Once you let it slip that you build stuff with “Legos,” the floodgates open for “Oh, oh, can you make a minifig of me?” So I finally broke down and did so. The resulting minifigs were all pretty boring, so I made alternate versions that give each person a little more personality.

First up, Joe, who’s always annoyed about something, and likes Audis:

Next, Melissa, who’s a contractor and is therefore my henchman (as opposed to a minion; thus the Oddjob outfit):

Pete, whose Greek heritage is a point of pride (of course, Pete’s family comes from a mountain village, not an island — something much harder to represent in a LEGO minifig):

Paul has a podcast (RSS), in which he plays really cool music and interacts with a mechanical entity named Weasel_bot:

(Paul gets a full-size picture only because both of his figs appear in the same pic; everybody else is like Superman and Clark Kent — they can’t both be in the same picture at the same time.)
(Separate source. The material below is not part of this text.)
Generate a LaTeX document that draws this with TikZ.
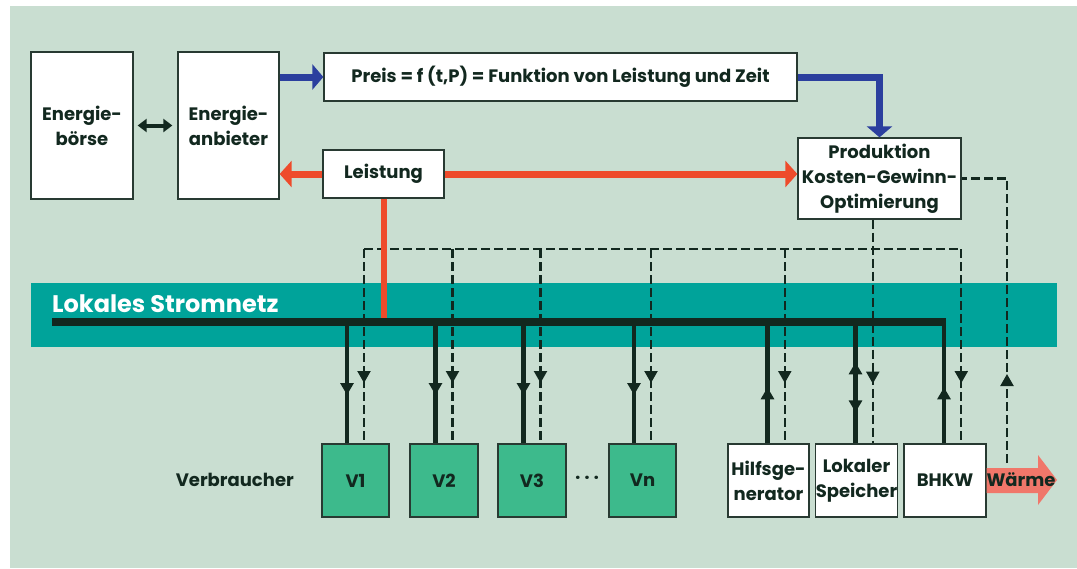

Finally, just when you thought you couldn’t look at any more minifigs of my coworkers, BAM!!! NINJAS! Here’s Sky as himself, and as a totally awesome ninja:

Star Wars Hina Doll Display by Izzo

This is just too funny to pass up. A couple weeks before Girl’s Day (Hina-Matsuri) on March 3, families with young girls display a multi-tiered stand of dolls (picture). You can see a minifig-scale version in Nelson Yrizarry’s recent vignette in this picture.
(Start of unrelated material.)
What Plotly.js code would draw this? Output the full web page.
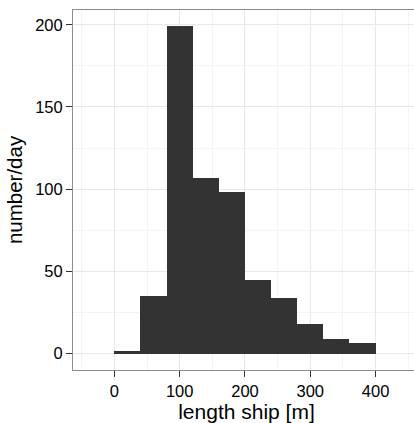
<!DOCTYPE html>
<html>
<head>
<meta charset="utf-8">
<script src="https://cdn.plot.ly/plotly-3.0.1.min.js"></script>
<style>
html,body{margin:0;padding:0;background:#fff;overflow:hidden;}
#chart{width:420px;height:423px;}
</style>
</head>
<body>
<div id="chart"></div>
<script>
// Histogram bins (ship length, m) and counts per day
const binStart = [0, 40, 80, 120, 160, 200, 240, 280, 320, 360];
const binWidth = 40;
const counts = [1.5, 35, 199, 107, 98, 44.5, 34, 18, 9, 6.5];
const xTicks = [0, 100, 200, 300, 400];
const yTicks = [0, 50, 100, 150, 200];

const xCenters = binStart.map(s => s + binWidth / 2);

const trace = {
  type: 'bar',
  x: xCenters,
  y: counts,
  width: binStart.map(() => binWidth),
  marker: {color: '#333333', line: {width: 0}},
  hoverinfo: 'x+y'
};

const font = {family: 'Liberation Sans, Arial, sans-serif', color: '#000'};

const layout = {
  width: 420,
  height: 423,
  margin: {l: 73, r: 0, t: 10, b: 53},
  paper_bgcolor: '#ffffff',
  plot_bgcolor: '#ffffff',
  showlegend: false,
  bargap: 0,
  xaxis: {
    range: [-63.3, 468],
    tickvals: xTicks,
    ticktext: xTicks.map(String),
    ticks: 'outside',
    ticklen: 6,
    tickwidth: 1,
    tickcolor: '#333333',
    tickfont: Object.assign({size: 16.5}, font),
    showgrid: true,
    gridcolor: '#e8e8e8',
    gridwidth: 1,
    minor: {dtick: 50, tick0: 0, showgrid: true, gridcolor: '#f4f4f4', gridwidth: 1, ticks: ''},
    zeroline: false,
    showline: true,
    linecolor: '#8c8c8c',
    linewidth: 1,
    mirror: true,
    title: {text: 'length ship [m]', font: Object.assign({size: 21}, font), standoff: 4}
  },
  yaxis: {
    range: [-9.95, 208.95],
    tickvals: yTicks,
    ticktext: yTicks.map(String),
    ticks: 'outside',
    ticklen: 6,
    tickwidth: 1,
    tickcolor: '#333333',
    tickfont: Object.assign({size: 16.5}, font),
    showgrid: true,
    gridcolor: '#e8e8e8',
    gridwidth: 1,
    minor: {dtick: 25, tick0: 0, showgrid: true, gridcolor: '#f4f4f4', gridwidth: 1, ticks: ''},
    zeroline: false,
    showline: true,
    linecolor: '#8c8c8c',
    linewidth: 1,
    mirror: true,
    title: {text: 'number/day', font: Object.assign({size: 20.5}, font), standoff: 6}
  }
};

Plotly.newPlot('chart', [trace], layout, {displayModeBar: false, staticPlot: true});
</script>
</body>
</html>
Izzo has turned this idea on its head with his Star Wars Hinamatsuri:

Note the brick-built Jabba the Hutt between Boba Fett and the Gamorrean Guard, as well as the mini-scale AT-AT and AT-STs. Sweet.

Mike Psiaki’s World War II Fighters

These aren’t brand new, but Mike Psiaki recently updated his P-38 Lightning, so that gives me an excuse to post these — two of my favorite World War II fighter planes in LEGO form.

The Lockheed P-38 Lighting:

The Vought F4U Corsair:

(Click each image for the full gallery.)

And just for fun, check out Brenden Wilson’s Corsair Light Fighter — a space-worthy version of the F4U.

Michelle Kwan, Figure Skating Legend

A good friend asked me to make a minifigure of Michelle Kwan, who recently withdrew from the 2006 Olympics. Unsatisfied with the minifig on its own, I hauled out my white bricks and whipped together this vignette — my first non-minifig creation in several months:

Those are supposed to be my friend and her husband in the background. For a better representation of skates, check out Uda-san’s Mao Asada (and for good measure, the obligatory PPB cross-link).

Valentine’s Day in Japan

Bruce just posted a Valentine’s Day vignette by mumu, so why am I posting about it here on Pan-Pacific Bricks? Isn’t Valentine’s Day common to both the U.S. and Japan? Look closely at the minifigs in this vignette:

In Japan, girls are the ones expected to give chocolate to boys — not the other way around. The interesting thing is, Valentine’s Day on February 14th is followed a month later on March 14th by “White Day,” on which men give women chocolate. You can read all about Valentine’s Day in Japan here.

And what PPB post would be complete without a little something by Izzo? Nothing specifically Japanese about this, but it’s a lovely bar of chocolate:

Mmmmm… Chocolate…

Mr. and Mrs. Chen

Names: Charles and Judy Chen
Occupation: Artists.
Notes: An eccentric son of a New York real estate developer, Charles met and married Judy while attending Burning Man. At the age of forty, Charles grew a Fu Manchu mustache and began wearing traditional Chinese clothing to “get in touch with my roots.” Of course, Charles doesn’t speak either Mandarin or Cantonese, and the furthest east he’s been is Taos, New Mexico.

Boy’s Day Vignette by Nelson Yrizarry

Following up on his Hina-Matsuri vignette (previous PPB post), Nelson Yrizarry presents a vignette based on celebrations of Tango no Sekku, or Boy’s Day (now celebrated as “Children’s Day”).

Here’s what Nelson has to say:

Now known as “Children’s Day” in Japan (a National holiday), this is the day when sons are traditionally honored. Most notable are the large koinobori (carp) banners that are flown – one for each male son. The carp is considered as the most spirited of all fish, able to overcome obstacles such as strong currents – hence, it serves as a symbol of the desired strength and success of the family’s male childen.

I have incorporated other aspects of the Japanese culture – Father enjoying sake; a katanakake (sword stand); a small Zen garden, etc.